Let’s hope the Northwest is not condemned to repeat the past.
Much of this blog post originally appeared in the research memo ”Coal Export: A History of Failure for Western Ports,” a joint project of Sightline and Columbia Riverkeeper.
Again Eric, your looking at this so short sided. Its not just port jobs, its all the supporting jobs, the railroad jobs over at least four western states, its the construction jobs not only at the ports but also for the railroads. It is funny that there has been so much automation over the past 30+ years your only picking on this commodity. Grain doesn’t harding take anyone to run the terminal, but yet if these grain terminals being built no one would be saying a word.. But I do give you credit, you keep trying to bring things up that I can and will argue. (It gives the wife a break, she thanks you…lol j/king)
Eric de Place
It’s true that coal exports would produce some jobs in rail and mining, but alternative uses of port land would also create upstream jobs. It is rather difficult to reliably quantify these kinds of indirect and upstream jobs in a way that allows for a comparison of alternatives. One reason I’ve focused on the export terminals themselves is because the numbers are relatively clear.
Another factor to consider is the location of those upstream jobs — they’re mostly not in the Northwest. Residents of Whatcom County may decide they want the terminal jobs enough to put up with the noise and pollution, but the jobs created in Wyoming or elsewhere don’t really provide direct benefits to the port communities that get impacted by coal exports.
Finally, grain is pretty different than coal. Grain feeds people, while coal is probably the single biggest threat to the world’s climate stability. (Anyway, if someone tried to claim that grain export terminals are a great jobs strategy, it would be hard to take them seriously.
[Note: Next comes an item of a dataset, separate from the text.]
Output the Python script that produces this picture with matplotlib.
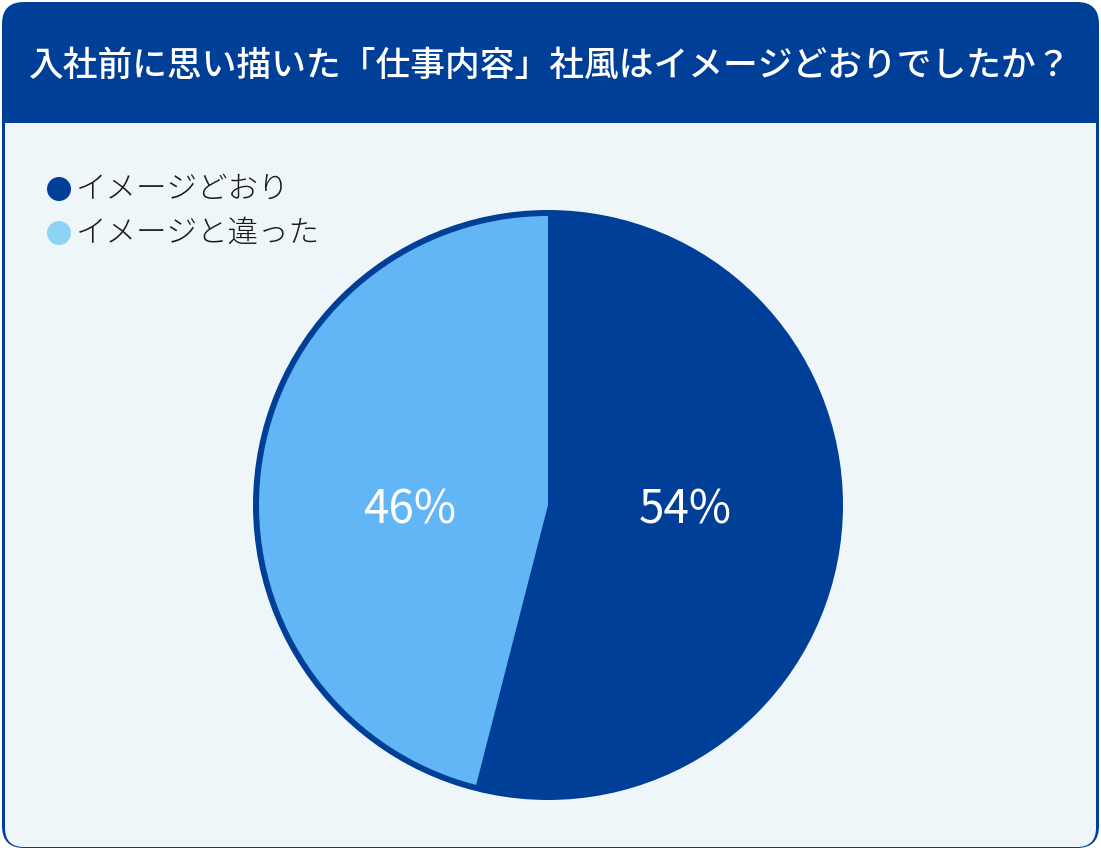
import matplotlib
matplotlib.use("Agg")
from matplotlib import pyplot as plt
from matplotlib.patches import FancyBboxPatch, Rectangle, Circle

plt.rcParams['font.family'] = ['Noto Sans CJK JP', 'DejaVu Sans']

##### Data
TITLE = "入社前に思い描いた「仕事内容」社風はイメージどおりでしたか？"
labels = ["イメージどおり", "イメージと違った"]
values = [54, 46]
pie_colors = ["#003F98", "#62B6F5"]
legend_colors = ["#003F98", "#8DD3F5"]

W, H = 1101, 850
DARK = "#003F98"
BODY = "#EFF6F9"

fig = plt.figure(figsize=(W / 100, H / 100), dpi=100)
fig.patch.set_facecolor("white")

# frame axes in pixel coords
bg = fig.add_axes([0, 0, 1, 1])
bg.set_xlim(0, W)
bg.set_ylim(H, 0)
bg.axis("off")

bg.add_patch(FancyBboxPatch((2, 2), W - 4, H - 4, boxstyle="round,pad=0,rounding_size=22",
                            facecolor=DARK, edgecolor="none"))
bg.add_patch(FancyBboxPatch((5, 123), W - 10, H - 126, boxstyle="round,pad=0,rounding_size=19",
                            facecolor=BODY, edgecolor="none"))
bg.add_patch(Rectangle((5, 123), W - 10, 60, facecolor=BODY, edgecolor="none"))

bg.text(W / 2, 66, TITLE, color="white", fontsize=25, fontweight="medium",
        ha="center", va="center")

# legend
for i, (lab, col) in enumerate(zip(labels, legend_colors)):
    y = 189 + i * 44
    bg.add_patch(Circle((59, y), 12, facecolor=col, edgecolor="none"))
    bg.text(76, y, lab, fontsize=22, fontweight="light", ha="left", va="center", color="#1a1a1a")

# pie
cx, cy, half = 548, 505, 310
ax = fig.add_axes([(cx - half) / W, (H - cy - half) / H, 2 * half / W, 2 * half / H])
ax.axis("off")
ax.add_patch(Circle((0, 0), 295, facecolor=DARK, edgecolor="none"))
wedges, _ = ax.pie(values, colors=pie_colors, startangle=90, counterclock=False,
                   radius=289, wedgeprops=dict(edgecolor="none", linewidth=0))
ax.set_xlim(-half, half)
ax.set_ylim(-half, half)
ax.set_aspect("equal")

pos = [(685 - cx, cy - 510), (410 - cx, cy - 510)]
for (x, y), v in zip(pos, values):
    ax.text(x, y, "{}%".format(v), color="white", fontsize=33, ha="center", va="center")

plt.savefig("out.png", dpi=100)
plt.close()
The evidence says otherwise.)
If you believe that coal is the reason for climate change than I could agree with the arguements. But, I don’t, at least not as drastically as you may. Also again the arguements of pollution are blown out of proportion. You present the coal trains as this big coal dust storm coming down the tracks. That’s wrong. There is more ash blowing around from a volcano than there is coal dust blowing off a train. And these facilities will keep the coal blowing around to almost non-existent. Like I’ve asked before, what other “reasonable” replacement do we have for replacing coal fired electric plants? Considering coal is 55% of electric needs there isn’t really any. Which leads me to this question, what gives people in this country the right to say developing countries that they can’t use coal for electricity? Double standard don’t you think??
Eric de Place
I’m hardly consoled that coal train dust is preferable to a volcanic erruption. In any event, according to a study of rail coal dust conducted by the Virginia legislature, local residents describe “40-foot-high clouds of dust billowing upward” during so-called blow-out events, which actually does sound a lot like a storm. (See: http://leg2.state.va.us/dls/h&sdocs.nsf/By+Year/SD581994/$file/SD58_1994.pdf)
In terms of alternatives to coal, I think the answer is pretty clear: efficiency, solar, wind, tidal energy, natural gas, cogeneration, alternative heating & cooling systems… etc, etc. Maybe even nukes if we get desperate. We’ve got plenty of better options.
We don’t export that kind of coal out here. It is true that coking coal you can see for along time before train gets to you. And that type of product is shipped in tarped cars. And if all of these other options are options, then why do still use coal fort 55% of our electricity??